Within the records below, reproduce without change the lines from the line that has "Write a component" through the line that has "4.55, 7.46, 8.28];", and only those.

- [Raw data]
══════════
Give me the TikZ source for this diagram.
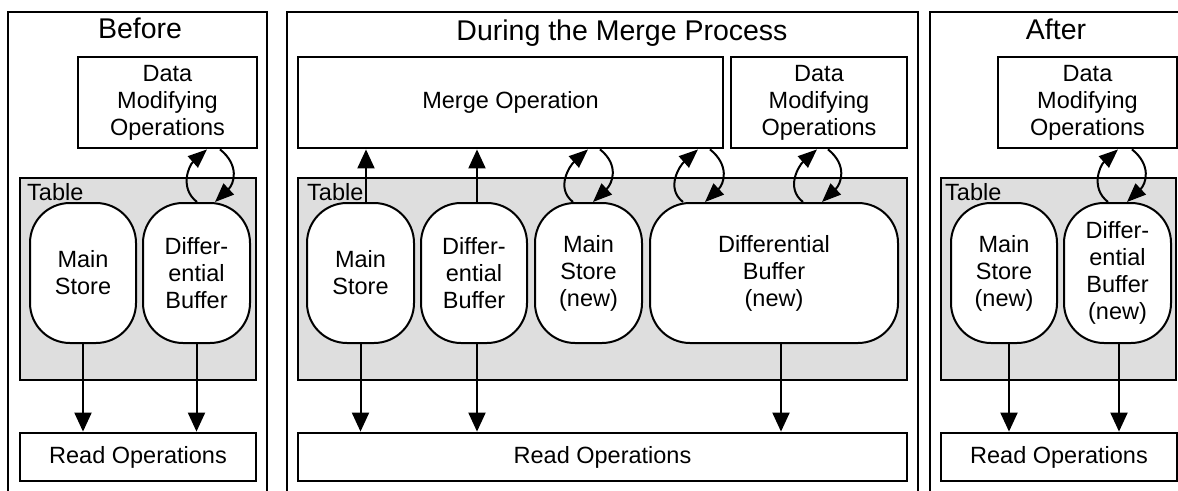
══════════
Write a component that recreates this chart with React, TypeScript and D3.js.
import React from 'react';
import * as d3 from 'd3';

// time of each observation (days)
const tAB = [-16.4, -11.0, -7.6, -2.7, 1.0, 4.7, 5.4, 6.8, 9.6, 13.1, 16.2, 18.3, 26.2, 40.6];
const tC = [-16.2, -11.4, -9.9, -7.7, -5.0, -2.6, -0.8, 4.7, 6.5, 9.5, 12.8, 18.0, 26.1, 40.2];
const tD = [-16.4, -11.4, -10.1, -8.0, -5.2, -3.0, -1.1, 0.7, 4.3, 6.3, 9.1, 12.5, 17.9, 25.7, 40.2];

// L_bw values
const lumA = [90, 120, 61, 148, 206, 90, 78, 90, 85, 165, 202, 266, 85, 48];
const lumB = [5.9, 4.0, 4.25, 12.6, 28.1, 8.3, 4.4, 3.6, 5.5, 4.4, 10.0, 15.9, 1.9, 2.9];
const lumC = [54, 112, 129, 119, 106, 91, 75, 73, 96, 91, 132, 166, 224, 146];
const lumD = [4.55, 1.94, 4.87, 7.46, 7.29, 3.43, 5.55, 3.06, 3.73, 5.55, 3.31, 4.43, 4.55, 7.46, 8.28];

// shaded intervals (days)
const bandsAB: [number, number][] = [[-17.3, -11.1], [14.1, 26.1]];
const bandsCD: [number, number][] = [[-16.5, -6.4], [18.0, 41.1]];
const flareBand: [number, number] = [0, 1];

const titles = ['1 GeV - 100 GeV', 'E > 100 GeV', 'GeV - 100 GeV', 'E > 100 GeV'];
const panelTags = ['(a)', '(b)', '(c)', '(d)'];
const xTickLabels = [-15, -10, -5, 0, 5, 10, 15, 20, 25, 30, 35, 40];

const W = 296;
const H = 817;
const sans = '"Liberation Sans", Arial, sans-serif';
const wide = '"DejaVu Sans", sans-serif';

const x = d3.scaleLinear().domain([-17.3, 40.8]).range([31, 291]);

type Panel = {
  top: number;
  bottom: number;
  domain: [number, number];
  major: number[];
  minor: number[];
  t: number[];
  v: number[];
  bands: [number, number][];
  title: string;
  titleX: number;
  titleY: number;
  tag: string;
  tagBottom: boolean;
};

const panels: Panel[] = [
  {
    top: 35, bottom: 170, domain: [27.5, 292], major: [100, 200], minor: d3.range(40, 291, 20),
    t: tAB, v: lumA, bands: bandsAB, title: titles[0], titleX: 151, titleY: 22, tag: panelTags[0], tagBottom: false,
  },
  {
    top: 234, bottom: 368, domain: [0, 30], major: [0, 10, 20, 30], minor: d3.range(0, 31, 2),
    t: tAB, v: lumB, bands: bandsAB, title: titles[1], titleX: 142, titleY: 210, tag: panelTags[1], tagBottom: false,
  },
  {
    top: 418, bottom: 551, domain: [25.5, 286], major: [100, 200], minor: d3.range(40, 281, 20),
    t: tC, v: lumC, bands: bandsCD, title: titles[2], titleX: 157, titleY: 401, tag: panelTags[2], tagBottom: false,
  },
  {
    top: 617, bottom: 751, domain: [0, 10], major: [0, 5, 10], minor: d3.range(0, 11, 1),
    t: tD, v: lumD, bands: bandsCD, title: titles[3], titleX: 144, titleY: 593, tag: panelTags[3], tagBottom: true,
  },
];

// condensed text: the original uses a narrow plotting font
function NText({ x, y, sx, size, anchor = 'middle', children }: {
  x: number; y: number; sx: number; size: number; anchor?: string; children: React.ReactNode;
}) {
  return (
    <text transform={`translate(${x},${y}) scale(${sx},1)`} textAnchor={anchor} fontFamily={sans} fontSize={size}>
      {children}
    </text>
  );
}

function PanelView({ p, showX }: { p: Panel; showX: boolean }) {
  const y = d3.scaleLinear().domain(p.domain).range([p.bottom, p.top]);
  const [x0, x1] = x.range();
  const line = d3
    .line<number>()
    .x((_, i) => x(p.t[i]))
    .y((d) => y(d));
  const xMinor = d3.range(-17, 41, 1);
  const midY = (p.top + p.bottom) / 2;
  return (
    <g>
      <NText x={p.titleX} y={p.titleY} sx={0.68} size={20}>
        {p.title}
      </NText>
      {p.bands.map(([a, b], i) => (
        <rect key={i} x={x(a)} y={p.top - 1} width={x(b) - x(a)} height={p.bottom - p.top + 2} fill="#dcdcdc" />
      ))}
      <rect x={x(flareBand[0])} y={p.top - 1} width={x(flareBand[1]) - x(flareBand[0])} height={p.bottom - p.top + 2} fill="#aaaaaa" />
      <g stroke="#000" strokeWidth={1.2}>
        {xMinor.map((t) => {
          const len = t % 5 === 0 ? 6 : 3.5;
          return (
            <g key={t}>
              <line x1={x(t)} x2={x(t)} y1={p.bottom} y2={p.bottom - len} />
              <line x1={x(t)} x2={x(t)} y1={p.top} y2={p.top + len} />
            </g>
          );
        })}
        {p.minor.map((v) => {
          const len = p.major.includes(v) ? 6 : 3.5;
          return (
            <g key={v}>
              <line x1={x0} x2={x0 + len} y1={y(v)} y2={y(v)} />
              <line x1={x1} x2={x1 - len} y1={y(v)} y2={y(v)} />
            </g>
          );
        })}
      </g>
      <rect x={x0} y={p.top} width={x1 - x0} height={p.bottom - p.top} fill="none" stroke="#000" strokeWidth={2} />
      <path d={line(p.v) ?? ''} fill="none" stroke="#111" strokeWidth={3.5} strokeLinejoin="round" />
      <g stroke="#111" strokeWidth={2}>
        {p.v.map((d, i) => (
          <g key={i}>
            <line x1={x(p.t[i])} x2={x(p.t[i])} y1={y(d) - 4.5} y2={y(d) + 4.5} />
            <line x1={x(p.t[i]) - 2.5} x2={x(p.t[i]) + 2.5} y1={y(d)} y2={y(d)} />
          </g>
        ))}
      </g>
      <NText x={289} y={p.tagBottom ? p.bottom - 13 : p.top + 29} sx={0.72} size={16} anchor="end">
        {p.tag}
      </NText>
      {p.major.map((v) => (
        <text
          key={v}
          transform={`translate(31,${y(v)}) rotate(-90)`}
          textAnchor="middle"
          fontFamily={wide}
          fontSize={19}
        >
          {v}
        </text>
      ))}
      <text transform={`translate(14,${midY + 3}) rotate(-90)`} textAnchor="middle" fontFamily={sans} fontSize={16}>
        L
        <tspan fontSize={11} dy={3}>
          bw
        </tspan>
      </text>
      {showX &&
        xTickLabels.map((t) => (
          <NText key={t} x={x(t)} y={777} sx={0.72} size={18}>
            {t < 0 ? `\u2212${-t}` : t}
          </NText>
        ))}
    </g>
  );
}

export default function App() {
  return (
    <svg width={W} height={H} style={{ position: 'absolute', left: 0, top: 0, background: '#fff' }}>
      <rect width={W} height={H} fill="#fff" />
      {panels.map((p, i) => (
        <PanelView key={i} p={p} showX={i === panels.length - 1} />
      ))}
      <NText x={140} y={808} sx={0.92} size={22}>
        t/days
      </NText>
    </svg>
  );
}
══════════
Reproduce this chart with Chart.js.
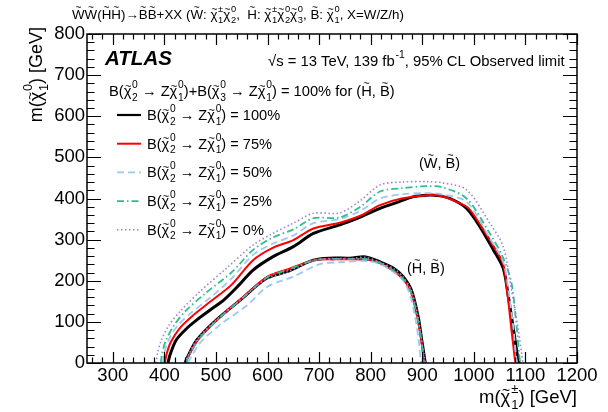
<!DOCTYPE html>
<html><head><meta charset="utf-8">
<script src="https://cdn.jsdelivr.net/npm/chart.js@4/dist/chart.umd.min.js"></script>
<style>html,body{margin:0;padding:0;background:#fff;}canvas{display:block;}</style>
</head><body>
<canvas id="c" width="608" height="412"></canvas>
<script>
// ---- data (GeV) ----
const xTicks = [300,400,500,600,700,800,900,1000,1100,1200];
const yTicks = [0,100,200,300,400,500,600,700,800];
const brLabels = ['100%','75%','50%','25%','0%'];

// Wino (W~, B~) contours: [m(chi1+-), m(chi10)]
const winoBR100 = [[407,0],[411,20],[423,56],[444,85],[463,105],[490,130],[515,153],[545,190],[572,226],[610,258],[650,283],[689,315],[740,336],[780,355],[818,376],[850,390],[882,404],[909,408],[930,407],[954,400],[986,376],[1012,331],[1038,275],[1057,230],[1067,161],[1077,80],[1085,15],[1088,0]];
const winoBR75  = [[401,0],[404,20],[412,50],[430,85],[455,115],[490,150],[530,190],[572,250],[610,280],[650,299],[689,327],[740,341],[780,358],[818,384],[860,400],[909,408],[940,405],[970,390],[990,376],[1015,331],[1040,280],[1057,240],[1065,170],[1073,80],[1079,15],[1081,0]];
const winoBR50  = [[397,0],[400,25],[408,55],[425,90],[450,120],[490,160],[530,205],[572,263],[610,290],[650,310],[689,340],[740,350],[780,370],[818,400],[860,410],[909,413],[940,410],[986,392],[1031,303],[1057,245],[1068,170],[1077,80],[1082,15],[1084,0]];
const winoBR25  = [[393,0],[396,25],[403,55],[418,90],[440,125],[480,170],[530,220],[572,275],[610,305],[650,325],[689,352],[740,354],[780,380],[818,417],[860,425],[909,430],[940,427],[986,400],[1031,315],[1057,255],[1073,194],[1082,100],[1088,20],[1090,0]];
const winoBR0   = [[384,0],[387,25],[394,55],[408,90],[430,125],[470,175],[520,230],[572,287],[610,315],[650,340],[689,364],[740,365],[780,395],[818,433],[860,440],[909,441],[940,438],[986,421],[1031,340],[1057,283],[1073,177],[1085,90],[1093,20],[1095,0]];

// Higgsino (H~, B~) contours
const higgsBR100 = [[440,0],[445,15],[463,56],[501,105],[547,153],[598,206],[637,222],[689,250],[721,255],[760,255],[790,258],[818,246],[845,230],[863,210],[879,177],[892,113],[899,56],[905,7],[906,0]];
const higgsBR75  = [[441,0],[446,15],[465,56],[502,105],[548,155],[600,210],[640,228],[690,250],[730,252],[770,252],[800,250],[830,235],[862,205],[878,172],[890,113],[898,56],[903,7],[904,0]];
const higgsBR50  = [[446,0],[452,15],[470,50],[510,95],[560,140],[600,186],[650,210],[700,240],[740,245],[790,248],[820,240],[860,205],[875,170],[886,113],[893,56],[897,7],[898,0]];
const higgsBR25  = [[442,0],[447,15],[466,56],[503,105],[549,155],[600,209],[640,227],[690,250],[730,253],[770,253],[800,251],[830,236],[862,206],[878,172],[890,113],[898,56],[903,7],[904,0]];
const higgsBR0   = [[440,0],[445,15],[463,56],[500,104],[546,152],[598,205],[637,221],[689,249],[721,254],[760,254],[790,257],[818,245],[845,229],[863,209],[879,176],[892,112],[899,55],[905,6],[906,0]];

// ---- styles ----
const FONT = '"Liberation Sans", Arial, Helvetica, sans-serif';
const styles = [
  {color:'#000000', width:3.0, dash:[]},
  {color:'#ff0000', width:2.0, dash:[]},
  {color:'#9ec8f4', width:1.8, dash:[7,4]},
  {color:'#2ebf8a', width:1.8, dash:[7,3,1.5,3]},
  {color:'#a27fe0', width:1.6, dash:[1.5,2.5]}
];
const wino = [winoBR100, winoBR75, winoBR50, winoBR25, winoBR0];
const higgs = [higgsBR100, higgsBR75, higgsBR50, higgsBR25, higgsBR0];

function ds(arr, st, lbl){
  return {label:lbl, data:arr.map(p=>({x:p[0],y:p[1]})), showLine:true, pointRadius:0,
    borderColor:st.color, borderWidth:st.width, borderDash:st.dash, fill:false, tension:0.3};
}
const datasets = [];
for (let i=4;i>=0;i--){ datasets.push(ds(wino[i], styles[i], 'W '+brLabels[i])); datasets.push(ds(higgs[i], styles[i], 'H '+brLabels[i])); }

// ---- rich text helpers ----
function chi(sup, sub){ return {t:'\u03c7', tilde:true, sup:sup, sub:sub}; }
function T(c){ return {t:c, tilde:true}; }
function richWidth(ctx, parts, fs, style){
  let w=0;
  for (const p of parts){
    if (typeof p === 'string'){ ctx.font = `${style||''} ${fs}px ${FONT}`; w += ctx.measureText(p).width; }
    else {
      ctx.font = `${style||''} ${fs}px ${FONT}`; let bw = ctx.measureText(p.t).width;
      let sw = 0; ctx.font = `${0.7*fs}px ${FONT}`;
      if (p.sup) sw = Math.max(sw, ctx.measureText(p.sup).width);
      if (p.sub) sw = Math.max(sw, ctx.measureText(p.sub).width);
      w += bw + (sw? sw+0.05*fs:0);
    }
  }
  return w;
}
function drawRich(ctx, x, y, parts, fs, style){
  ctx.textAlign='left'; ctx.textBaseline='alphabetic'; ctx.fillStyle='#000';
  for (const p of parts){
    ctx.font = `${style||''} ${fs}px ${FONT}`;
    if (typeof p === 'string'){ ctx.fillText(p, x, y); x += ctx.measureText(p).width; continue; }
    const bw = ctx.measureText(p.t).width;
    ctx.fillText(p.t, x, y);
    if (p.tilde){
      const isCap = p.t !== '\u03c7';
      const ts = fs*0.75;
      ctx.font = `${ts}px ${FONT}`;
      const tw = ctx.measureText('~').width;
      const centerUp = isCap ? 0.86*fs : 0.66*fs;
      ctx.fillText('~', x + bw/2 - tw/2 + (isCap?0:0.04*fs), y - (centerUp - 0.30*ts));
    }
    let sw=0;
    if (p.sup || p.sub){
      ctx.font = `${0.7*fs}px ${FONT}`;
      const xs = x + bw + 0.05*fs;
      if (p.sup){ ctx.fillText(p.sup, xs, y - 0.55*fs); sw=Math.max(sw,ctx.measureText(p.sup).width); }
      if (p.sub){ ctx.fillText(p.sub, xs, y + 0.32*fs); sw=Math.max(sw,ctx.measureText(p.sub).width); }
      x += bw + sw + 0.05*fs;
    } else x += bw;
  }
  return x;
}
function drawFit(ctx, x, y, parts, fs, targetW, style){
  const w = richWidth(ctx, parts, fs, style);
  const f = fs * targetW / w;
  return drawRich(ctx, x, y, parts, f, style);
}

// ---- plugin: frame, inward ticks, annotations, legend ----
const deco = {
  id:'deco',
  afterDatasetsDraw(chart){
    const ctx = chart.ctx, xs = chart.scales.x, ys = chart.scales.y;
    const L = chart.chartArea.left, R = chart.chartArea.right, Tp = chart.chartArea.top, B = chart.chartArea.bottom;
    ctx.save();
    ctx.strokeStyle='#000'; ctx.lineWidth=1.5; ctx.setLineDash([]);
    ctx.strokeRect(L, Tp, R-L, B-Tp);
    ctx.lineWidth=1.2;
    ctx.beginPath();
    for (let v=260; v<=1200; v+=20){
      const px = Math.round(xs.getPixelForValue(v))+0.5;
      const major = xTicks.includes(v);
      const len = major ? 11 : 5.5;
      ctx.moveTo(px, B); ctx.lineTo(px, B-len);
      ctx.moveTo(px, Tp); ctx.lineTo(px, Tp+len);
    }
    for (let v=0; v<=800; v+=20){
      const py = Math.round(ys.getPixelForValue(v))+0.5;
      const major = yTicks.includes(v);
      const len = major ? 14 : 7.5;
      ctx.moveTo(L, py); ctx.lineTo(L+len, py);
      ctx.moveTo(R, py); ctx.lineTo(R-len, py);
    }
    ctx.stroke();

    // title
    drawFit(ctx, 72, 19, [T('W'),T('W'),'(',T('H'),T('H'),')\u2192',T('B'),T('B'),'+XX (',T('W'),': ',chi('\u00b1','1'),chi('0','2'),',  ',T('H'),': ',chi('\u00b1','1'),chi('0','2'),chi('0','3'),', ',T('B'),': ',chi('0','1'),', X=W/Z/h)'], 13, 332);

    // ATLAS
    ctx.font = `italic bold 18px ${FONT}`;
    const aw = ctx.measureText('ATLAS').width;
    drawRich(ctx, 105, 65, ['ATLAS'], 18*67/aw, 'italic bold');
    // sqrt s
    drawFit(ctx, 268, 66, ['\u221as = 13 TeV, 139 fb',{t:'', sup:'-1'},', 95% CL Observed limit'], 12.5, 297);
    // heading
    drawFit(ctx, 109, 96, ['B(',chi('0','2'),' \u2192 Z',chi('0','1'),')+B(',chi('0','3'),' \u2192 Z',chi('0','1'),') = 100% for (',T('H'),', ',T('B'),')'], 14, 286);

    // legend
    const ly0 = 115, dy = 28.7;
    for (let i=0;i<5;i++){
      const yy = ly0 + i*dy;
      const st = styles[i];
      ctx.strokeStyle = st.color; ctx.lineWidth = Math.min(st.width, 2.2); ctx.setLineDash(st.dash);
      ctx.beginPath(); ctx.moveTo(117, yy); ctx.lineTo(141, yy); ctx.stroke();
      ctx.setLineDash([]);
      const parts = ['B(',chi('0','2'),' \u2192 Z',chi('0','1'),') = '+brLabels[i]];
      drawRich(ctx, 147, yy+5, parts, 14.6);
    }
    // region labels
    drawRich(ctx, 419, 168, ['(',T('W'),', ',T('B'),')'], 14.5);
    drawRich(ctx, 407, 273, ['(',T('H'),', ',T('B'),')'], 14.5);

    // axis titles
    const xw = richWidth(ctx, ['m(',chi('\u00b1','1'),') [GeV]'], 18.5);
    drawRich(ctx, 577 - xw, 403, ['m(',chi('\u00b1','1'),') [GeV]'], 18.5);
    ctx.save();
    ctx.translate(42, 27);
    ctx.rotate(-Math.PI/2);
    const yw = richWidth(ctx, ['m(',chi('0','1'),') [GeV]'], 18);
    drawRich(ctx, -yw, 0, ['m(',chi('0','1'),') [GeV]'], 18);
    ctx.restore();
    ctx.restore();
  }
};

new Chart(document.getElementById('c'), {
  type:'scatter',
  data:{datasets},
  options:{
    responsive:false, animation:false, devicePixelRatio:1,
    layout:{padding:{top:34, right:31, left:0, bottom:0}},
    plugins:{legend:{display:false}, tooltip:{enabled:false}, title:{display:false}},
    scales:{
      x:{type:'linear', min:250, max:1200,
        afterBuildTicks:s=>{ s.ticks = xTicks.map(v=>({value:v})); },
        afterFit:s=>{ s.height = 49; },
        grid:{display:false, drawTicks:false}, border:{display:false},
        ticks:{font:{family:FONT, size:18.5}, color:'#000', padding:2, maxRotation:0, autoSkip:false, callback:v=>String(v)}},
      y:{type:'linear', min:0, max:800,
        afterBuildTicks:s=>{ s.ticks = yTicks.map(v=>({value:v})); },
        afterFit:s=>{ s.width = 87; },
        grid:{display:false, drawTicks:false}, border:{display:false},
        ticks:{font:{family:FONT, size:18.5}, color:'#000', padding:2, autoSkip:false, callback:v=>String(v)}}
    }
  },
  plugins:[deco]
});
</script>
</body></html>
══════════
- [Exercise solution]
Write a component that recreates this chart with React, TypeScript and D3.js.
import React from 'react';
import * as d3 from 'd3';

// time of each observation (days)
const tAB = [-16.4, -11.0, -7.6, -2.7, 1.0, 4.7, 5.4, 6.8, 9.6, 13.1, 16.2, 18.3, 26.2, 40.6];
const tC = [-16.2, -11.4, -9.9, -7.7, -5.0, -2.6, -0.8, 4.7, 6.5, 9.5, 12.8, 18.0, 26.1, 40.2];
const tD = [-16.4, -11.4, -10.1, -8.0, -5.2, -3.0, -1.1, 0.7, 4.3, 6.3, 9.1, 12.5, 17.9, 25.7, 40.2];

// L_bw values
const lumA = [90, 120, 61, 148, 206, 90, 78, 90, 85, 165, 202, 266, 85, 48];
const lumB = [5.9, 4.0, 4.25, 12.6, 28.1, 8.3, 4.4, 3.6, 5.5, 4.4, 10.0, 15.9, 1.9, 2.9];
const lumC = [54, 112, 129, 119, 106, 91, 75, 73, 96, 91, 132, 166, 224, 146];
const lumD = [4.55, 1.94, 4.87, 7.46, 7.29, 3.43, 5.55, 3.06, 3.73, 5.55, 3.31, 4.43, 4.55, 7.46, 8.28];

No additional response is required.